▶ _EXERCISE GOAL_: Show all lines from the listing below that contain "matplotlib".

▶ _DATA EXTRACT_:

◆ ◆ ◆

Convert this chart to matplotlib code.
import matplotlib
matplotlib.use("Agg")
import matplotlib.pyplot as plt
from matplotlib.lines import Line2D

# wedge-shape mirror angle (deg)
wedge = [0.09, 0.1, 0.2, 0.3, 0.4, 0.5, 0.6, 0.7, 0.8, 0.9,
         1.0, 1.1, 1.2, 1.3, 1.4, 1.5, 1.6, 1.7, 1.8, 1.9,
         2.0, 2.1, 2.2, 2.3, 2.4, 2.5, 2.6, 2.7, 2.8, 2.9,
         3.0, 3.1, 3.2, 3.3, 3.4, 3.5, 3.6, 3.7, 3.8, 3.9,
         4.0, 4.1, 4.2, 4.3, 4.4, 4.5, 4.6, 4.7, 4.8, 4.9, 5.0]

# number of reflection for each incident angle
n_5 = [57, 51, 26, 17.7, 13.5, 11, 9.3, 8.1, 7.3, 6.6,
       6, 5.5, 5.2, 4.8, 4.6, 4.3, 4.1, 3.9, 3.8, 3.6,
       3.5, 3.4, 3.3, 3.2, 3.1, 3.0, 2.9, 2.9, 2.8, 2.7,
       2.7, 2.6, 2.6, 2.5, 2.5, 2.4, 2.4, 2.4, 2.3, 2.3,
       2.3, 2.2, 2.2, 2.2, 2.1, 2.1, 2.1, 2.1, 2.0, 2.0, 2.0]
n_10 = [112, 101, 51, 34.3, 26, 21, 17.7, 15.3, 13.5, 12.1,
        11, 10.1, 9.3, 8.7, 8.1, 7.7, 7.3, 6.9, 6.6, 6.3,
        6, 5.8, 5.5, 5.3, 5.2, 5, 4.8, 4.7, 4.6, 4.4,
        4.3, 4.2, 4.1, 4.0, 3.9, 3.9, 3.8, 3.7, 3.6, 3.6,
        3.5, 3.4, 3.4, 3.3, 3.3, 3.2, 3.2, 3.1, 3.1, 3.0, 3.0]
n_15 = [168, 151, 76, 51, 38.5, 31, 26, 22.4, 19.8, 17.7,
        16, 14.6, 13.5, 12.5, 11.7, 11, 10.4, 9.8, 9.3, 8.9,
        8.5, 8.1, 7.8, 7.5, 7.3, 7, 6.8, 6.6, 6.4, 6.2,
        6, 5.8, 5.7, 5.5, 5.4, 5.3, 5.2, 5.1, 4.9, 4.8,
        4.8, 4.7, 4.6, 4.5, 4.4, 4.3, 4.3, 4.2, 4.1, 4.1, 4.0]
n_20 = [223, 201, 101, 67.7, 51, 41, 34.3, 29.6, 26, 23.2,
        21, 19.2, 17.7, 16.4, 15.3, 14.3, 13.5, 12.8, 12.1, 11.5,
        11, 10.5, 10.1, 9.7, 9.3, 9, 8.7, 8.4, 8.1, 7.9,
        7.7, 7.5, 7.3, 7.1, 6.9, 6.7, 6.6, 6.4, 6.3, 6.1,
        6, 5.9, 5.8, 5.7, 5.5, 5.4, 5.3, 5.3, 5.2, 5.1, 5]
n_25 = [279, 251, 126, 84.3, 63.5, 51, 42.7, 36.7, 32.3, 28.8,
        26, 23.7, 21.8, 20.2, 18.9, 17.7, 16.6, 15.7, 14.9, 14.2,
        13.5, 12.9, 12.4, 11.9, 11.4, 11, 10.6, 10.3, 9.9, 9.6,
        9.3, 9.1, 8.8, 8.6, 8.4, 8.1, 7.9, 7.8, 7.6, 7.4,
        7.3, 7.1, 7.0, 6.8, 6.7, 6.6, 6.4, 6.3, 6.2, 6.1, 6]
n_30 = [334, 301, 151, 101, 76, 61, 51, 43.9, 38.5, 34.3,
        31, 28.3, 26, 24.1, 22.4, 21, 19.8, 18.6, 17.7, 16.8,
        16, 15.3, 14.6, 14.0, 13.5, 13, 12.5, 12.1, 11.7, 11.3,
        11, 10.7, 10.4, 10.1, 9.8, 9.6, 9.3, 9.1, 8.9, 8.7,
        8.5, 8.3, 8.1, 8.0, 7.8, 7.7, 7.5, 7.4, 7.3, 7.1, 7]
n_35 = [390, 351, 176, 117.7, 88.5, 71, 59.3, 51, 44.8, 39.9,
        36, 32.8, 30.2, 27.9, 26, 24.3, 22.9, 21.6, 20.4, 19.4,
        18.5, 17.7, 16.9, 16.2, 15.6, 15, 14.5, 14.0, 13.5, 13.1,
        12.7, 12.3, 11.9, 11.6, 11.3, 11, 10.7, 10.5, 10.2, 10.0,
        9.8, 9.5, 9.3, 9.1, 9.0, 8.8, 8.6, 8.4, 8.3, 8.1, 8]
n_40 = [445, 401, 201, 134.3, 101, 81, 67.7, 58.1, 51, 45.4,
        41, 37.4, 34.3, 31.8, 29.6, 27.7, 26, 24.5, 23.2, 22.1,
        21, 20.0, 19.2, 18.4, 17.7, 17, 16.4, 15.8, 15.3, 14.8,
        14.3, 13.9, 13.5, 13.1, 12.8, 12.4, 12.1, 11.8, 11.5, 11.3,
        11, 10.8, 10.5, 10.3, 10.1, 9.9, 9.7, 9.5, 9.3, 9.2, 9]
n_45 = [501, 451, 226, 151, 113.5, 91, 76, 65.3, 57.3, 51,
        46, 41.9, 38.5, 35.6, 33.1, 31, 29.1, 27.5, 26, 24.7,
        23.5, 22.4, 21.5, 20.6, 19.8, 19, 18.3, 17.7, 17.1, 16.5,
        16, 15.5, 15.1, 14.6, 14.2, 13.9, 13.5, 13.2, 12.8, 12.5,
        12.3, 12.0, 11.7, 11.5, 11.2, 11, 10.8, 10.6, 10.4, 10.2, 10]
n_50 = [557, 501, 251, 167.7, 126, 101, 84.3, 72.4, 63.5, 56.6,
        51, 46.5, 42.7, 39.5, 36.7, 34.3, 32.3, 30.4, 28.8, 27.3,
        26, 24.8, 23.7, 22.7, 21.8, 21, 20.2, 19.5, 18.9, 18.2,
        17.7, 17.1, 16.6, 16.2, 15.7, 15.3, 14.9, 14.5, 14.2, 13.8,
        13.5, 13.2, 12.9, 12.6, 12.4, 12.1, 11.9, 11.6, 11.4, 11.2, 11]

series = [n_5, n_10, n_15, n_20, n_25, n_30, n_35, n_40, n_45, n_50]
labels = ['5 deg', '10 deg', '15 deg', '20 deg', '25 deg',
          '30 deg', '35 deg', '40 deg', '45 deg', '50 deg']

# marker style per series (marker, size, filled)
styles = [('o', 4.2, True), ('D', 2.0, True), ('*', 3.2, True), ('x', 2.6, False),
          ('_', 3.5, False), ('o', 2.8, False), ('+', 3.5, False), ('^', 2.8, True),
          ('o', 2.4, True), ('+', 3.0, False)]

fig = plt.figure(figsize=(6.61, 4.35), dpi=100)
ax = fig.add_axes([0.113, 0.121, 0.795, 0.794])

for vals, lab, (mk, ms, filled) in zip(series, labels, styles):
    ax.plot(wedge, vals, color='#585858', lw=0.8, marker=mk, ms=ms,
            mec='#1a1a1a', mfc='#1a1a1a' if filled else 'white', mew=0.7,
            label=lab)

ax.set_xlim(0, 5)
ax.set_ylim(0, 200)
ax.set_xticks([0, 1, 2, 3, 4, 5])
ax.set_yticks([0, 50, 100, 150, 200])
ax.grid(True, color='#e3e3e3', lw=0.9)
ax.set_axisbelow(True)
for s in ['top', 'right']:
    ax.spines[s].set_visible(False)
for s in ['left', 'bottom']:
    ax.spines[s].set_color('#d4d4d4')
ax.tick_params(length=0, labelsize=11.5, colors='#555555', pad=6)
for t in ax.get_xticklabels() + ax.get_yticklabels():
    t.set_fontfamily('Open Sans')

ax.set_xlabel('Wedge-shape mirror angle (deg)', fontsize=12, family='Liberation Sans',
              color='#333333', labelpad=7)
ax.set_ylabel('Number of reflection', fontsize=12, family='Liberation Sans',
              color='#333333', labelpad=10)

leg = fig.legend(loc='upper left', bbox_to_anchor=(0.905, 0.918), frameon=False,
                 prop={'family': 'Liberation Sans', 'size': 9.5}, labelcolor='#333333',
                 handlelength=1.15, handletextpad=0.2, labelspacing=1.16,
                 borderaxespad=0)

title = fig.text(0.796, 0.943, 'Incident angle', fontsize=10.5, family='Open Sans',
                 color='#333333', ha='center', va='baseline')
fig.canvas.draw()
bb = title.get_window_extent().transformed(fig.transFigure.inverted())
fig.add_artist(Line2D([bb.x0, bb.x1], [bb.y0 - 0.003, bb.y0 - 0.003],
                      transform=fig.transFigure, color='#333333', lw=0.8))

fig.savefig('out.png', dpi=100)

◆ ◆ ◆

▶ _ANSWER FOR THIS EXERCISE_:
Convert this chart to matplotlib code.
import matplotlib
matplotlib.use("Agg")
import matplotlib.pyplot as plt
from matplotlib.lines import Line2D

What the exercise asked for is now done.